Why It Changes the Game
Before AI feedback loops, business improvement was batch work: quarterly reviews, annual strategy shifts. Now it’s continuous and instantaneous. A company with a mature feedback loop can:
- Reduce error rates by 30–50% within months
- Cut waste by automatically adjusting supply chains
- Personalize customer experiences at a granular level no human team could match
The key difference is that the AI doesn’t just report a problem—it acts on it. In a traditional company, a drop in sales might trigger a meeting. In a self-improving business, the AI tweaks the marketing spend and tests new messaging overnight.
The Hidden Risk: Garbage In, Garbage Loops
But here’s the catch: feedback loops amplify whatever data they’re fed. If your training data has a bias, the loop will reinforce that bias. If you measure the wrong metric (like clicks instead of satisfaction), the AI will optimize for vanity numbers and hurt your actual business.
Savvy companies build guardrails: they audit loop outputs regularly, set boundaries on how much the AI can change, and keep humans in the loop for high-stakes decisions. A self-improving business isn’t a fully autonomous one—it’s one where the machine handles the grunt work of optimization while humans steer the direction.
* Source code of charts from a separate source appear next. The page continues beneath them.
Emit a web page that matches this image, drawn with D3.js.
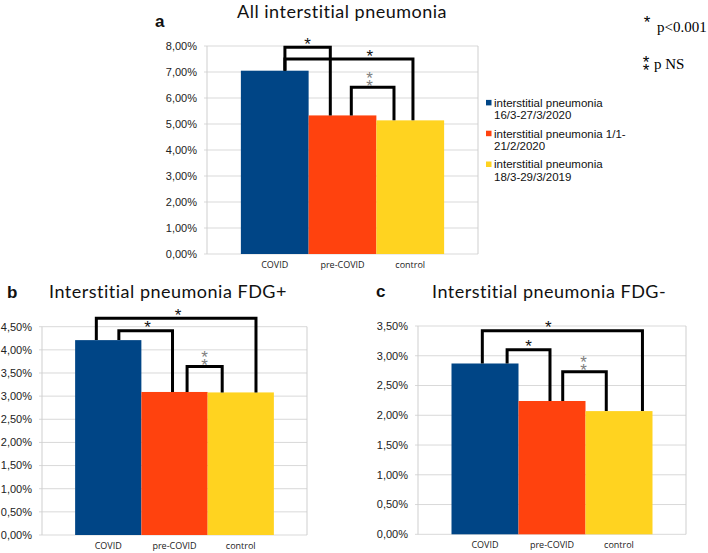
<html>
<head>
<meta charset="UTF-8"/>
<script src="https://d3js.org/d3.v7.min.js"></script>
</head>
<body style="margin:0">
<script>
// data
const series = ["COVID", "pre-COVID", "control"];
const colors = ["#004586", "#ff420e", "#ffd320"];
const legendLines = [
  ["interstitial pneumonia", "16/3-27/3/2020"],
  ["interstitial pneumonia 1/1-", "21/2/2020"],
  ["interstitial pneumonia", "18/3-29/3/2019"]
];
const titles = ["All interstitial pneumonia", "Interstitial pneumonia FDG+", "Interstitial pneumonia FDG-"];
const letters = ["a", "b", "c"];

const valuesA = [7.05, 5.33, 5.14];
const valuesB = [4.21, 3.09, 3.08];
const valuesC = [2.87, 2.24, 2.07];

const ticksA = [0, 1, 2, 3, 4, 5, 6, 7, 8];
const ticksB = [0, 0.5, 1, 1.5, 2, 2.5, 3, 3.5, 4, 4.5];
const ticksC = [0, 0.5, 1, 1.5, 2, 2.5, 3, 3.5];

// comparisons: [from series, to series, significance]
const pairs = [[0, 1, "sig"], [0, 2, "sig"], [1, 2, "ns"]];
// bracket heights (same units as the values)
const levelsA = [7.95, 7.5, 6.41];
const levelsB = [4.41, 4.68, 3.64];
const levelsC = [3.10, 3.42, 2.73];

const pLegend = ["p<0.001", "p NS"];

var width = 708, height = 553;

var svg = d3.select("body").append("svg")
  .attr("width", width)
  .attr("height", height)
  .style("font-family", "'Liberation Sans', Arial, sans-serif");

const fmt = v => v.toFixed(2).replace(".", ",") + "%";

// layout of each panel
const panels = [
  {values: valuesA, ticks: ticksA, levels: levelsA, title: titles[0], letter: letters[0],
   box: {l: 207, r: 478, t: 46, b: 254}, titleX: 237, titleY: 18, letterX: 155, letterY: 27,
   legs: [[0.65, 0.32], [0.65, 0.54], [0.63, 0.26]], starDx: [0, 21, -3]},
  {values: valuesB, ticks: ticksB, levels: levelsB, title: titles[1], letter: letters[1],
   box: {l: 42, r: 307, t: 326.7, b: 535}, titleX: 49, titleY: 298, letterX: 7, letterY: 298,
   legs: [[0.66, 0.47], [0.32, 0.73], [0.69, 0.22]], starDx: [2, 2, 0]},
  {values: valuesC, ticks: ticksC, levels: levelsC, title: titles[2], letter: letters[2],
   box: {l: 418, r: 686, t: 326, b: 534.3}, titleX: 432, titleY: 298, letterX: 376, letterY: 297,
   legs: [[0.83, 0.47], [0.46, 0.85], [0.66, 0.31]], starDx: [0, -14, -1]}
];

panels.forEach(drawPanel);

function drawPanel(p) {
  const g = svg.append("g");
  const box = p.box;

  const x = d3.scaleBand().domain(series).range([box.l, box.r]).paddingInner(0).paddingOuter(0.5);
  const y = d3.scaleLinear().domain([0, d3.max(p.ticks)]).range([box.b, box.t]);

  // gridlines
  g.selectAll(".grid").data(p.ticks).enter().append("line")
    .attr("x1", box.l - 3).attr("x2", box.r)
    .attr("y1", d => y(d)).attr("y2", d => y(d))
    .attr("stroke", "#d9d9d9").attr("stroke-width", 1);
  g.append("line").attr("x1", box.l).attr("x2", box.l).attr("y1", box.t).attr("y2", box.b)
    .attr("stroke", "#cfcfcf");
  g.append("line").attr("x1", box.r).attr("x2", box.r).attr("y1", box.t).attr("y2", box.b)
    .attr("stroke", "#cfcfcf");

  // tick labels
  g.selectAll(".tick").data(p.ticks).enter().append("text")
    .attr("x", box.l - 10).attr("y", d => y(d)).attr("dy", "0.35em")
    .attr("text-anchor", "end").attr("font-size", 11).attr("fill", "#222")
    .text(fmt);

  // bars
  g.selectAll(".bar").data(p.values).enter().append("rect")
    .attr("x", (d, i) => x(series[i]))
    .attr("width", x.bandwidth())
    .attr("y", d => y(d))
    .attr("height", d => y(0) - y(d))
    .attr("fill", (d, i) => colors[i]);

  // category labels
  g.selectAll(".cat").data(series).enter().append("text")
    .attr("x", d => x(d) + x.bandwidth() / 2).attr("y", box.b + 14)
    .attr("text-anchor", "middle").attr("font-size", 9)
    .attr("font-family", "'Open Sans', sans-serif").attr("fill", "#222")
    .text(d => d);

  // significance brackets
  pairs.forEach((pr, k) => {
    const x0 = x(series[pr[0]]) + x.bandwidth() * p.legs[k][0];
    const x1 = x(series[pr[1]]) + x.bandwidth() * p.legs[k][1];
    const top = y(p.levels[k]);
    g.append("path")
      .attr("d", "M" + x0 + "," + y(p.values[pr[0]]) + "V" + top + "H" + x1 + "V" + y(p.values[pr[1]]))
      .attr("fill", "none").attr("stroke", "#000").attr("stroke-width", 3)
      .attr("stroke-linejoin", "miter");
    const cx = (x0 + x1) / 2 + p.starDx[k];
    if (pr[2] == "sig") {
      star(g, cx, top - 7, "#111");
    } else {
      doubleStar(g, cx, top - 13, "#808080");
    }
  });

  // title and panel letter
  g.append("text").attr("x", p.titleX).attr("y", p.titleY)
    .attr("font-family", "Lato, sans-serif").attr("font-size", 18)
    .attr("letter-spacing", 0.5).attr("fill", "#111")
    .text(p.title);
  g.append("text").attr("x", p.letterX).attr("y", p.letterY)
    .attr("font-size", 17).attr("font-weight", "bold").attr("fill", "#111")
    .text(p.letter);
}

function star(g, cx, cy, color) {
  g.append("text").attr("x", cx).attr("y", cy + 9.5)
    .attr("text-anchor", "middle").attr("font-size", 17).attr("fill", color)
    .text("*");
}

// two stacked stars as one text
function doubleStar(g, cx, cy, color) {
  const t = g.append("text").attr("text-anchor", "middle").attr("font-size", 17).attr("fill", color);
  t.append("tspan").attr("x", cx).attr("y", cy + 9.5).text("*");
  t.append("tspan").attr("x", cx).attr("y", cy + 17.5).text("*");
}

// legend for panel a
const leg = svg.append("g").attr("transform", "translate(486,0)");
legendLines.forEach((lines, i) => {
  const cy = 102.7 + i * 30.8;
  leg.append("rect").attr("x", 0).attr("y", cy - 2.8).attr("width", 5.5).attr("height", 5.5)
    .attr("fill", colors[i]);
  const t = leg.append("text").attr("font-size", 11.5).attr("fill", "#111");
  lines.forEach((s, j) => {
    t.append("tspan").attr("x", 8).attr("y", cy + 4 + j * 12.3).text(s);
  });
});

// p-value key
star(svg, 647, 18, "#000");
svg.append("text").attr("x", 657).attr("y", 32).attr("font-family", "'Liberation Serif', serif")
  .attr("font-size", 15).text(pLegend[0]);
doubleStar(svg, 646, 58, "#000");
svg.append("text").attr("x", 654).attr("y", 69).attr("font-family", "'Liberation Serif', serif")
  .attr("font-size", 15).text(pLegend[1]);
</script>
</body>
</html>
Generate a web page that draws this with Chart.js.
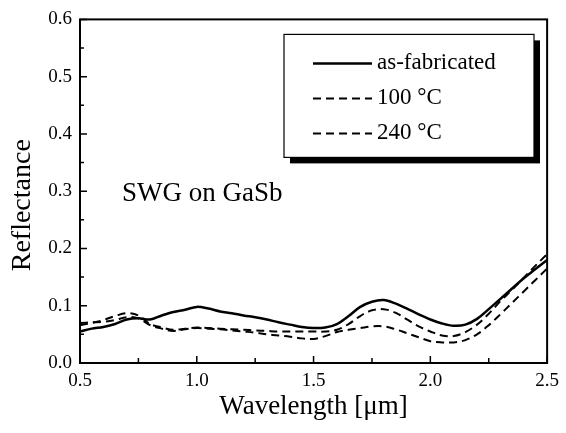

Where This Is Heading in the Next 2 Years
The next wave will connect multiple loops across departments. Imagine a sales loop that talks to a supply chain loop, which talks to a customer support loop. Each feeds the others. If support detects a sudden rise in complaints about a feature, it automatically flags the sales team to pause promotion—and the product team gets an alert to fix the bug. No one sends a Slack message; the system just adjusts.
We’re also seeing small and mid-size businesses adopt these loops through off-the-shelf tools like Zapier-integrated AI agents or no-code analytics platforms. The barrier to entry is dropping fast. In five years, a self-improving business won’t be a differentiator—it’ll be the baseline. The question isn’t whether you’ll adopt it, but whether your competitors already have.